● **The input**
--- BEGIN ---

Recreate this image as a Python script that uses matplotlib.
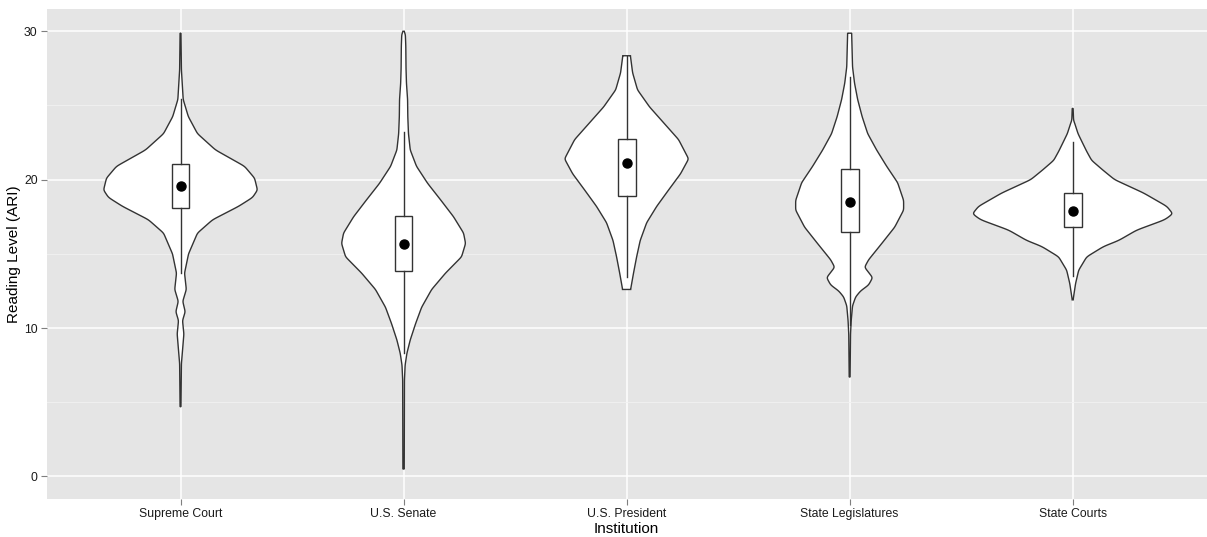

--- END ---
--- BEGIN ---

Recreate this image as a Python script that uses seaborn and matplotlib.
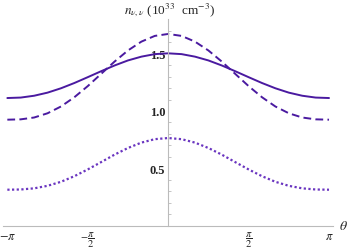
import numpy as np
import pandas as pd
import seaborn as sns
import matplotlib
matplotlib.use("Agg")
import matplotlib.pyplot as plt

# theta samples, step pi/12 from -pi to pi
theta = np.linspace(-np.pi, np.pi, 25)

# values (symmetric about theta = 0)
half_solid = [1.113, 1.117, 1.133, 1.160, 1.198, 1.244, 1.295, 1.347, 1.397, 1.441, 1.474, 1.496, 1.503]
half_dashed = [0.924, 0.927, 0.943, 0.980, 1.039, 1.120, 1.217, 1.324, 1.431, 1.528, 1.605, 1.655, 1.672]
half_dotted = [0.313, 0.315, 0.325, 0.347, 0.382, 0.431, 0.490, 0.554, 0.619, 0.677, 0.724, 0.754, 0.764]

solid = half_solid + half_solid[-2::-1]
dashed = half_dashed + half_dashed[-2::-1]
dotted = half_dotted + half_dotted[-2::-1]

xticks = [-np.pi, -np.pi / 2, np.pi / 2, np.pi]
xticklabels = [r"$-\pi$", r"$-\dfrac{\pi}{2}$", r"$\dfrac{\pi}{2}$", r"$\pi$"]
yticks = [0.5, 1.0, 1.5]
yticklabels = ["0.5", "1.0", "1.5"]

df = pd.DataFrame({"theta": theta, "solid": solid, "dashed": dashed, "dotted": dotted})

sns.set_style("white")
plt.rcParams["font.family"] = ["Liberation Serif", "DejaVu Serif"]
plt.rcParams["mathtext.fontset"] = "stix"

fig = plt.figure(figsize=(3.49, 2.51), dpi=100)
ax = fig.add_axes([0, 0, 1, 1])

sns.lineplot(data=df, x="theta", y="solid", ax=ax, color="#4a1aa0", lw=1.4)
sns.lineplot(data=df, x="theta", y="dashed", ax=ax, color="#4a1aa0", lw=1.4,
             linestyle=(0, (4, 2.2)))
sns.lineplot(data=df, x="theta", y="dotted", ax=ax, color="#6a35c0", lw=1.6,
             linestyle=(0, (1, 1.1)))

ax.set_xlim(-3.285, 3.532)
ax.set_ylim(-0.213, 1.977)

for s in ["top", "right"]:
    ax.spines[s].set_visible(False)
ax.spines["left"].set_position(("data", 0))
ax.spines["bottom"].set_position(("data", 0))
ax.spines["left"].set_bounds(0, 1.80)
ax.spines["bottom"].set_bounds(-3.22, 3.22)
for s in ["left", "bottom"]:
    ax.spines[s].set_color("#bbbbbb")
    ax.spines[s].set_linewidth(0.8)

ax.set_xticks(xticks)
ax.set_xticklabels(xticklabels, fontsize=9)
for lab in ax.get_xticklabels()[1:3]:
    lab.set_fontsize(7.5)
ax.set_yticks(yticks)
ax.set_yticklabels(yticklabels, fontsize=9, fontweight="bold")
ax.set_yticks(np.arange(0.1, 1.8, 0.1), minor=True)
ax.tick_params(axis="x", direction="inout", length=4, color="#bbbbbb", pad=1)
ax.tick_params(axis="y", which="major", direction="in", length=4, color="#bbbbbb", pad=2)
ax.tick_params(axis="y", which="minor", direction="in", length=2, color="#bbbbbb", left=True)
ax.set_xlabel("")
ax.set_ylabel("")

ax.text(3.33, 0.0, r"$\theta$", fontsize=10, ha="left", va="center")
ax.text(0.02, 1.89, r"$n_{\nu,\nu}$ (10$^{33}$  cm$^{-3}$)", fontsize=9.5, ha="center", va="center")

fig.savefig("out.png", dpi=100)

--- END ---

● **The exercise**
Looking above, find the stretch of lines that opens with the one holding "Recreate this image as a Python script that uses seaborn" and closes with the one holding "import matplotlib.pyplot as plt". Copy it exactly, pictures excluded.

● **Task result**
Recreate this image as a Python script that uses seaborn and matplotlib.
import numpy as np
import pandas as pd
import seaborn as sns
import matplotlib
matplotlib.use("Agg")
import matplotlib.pyplot as plt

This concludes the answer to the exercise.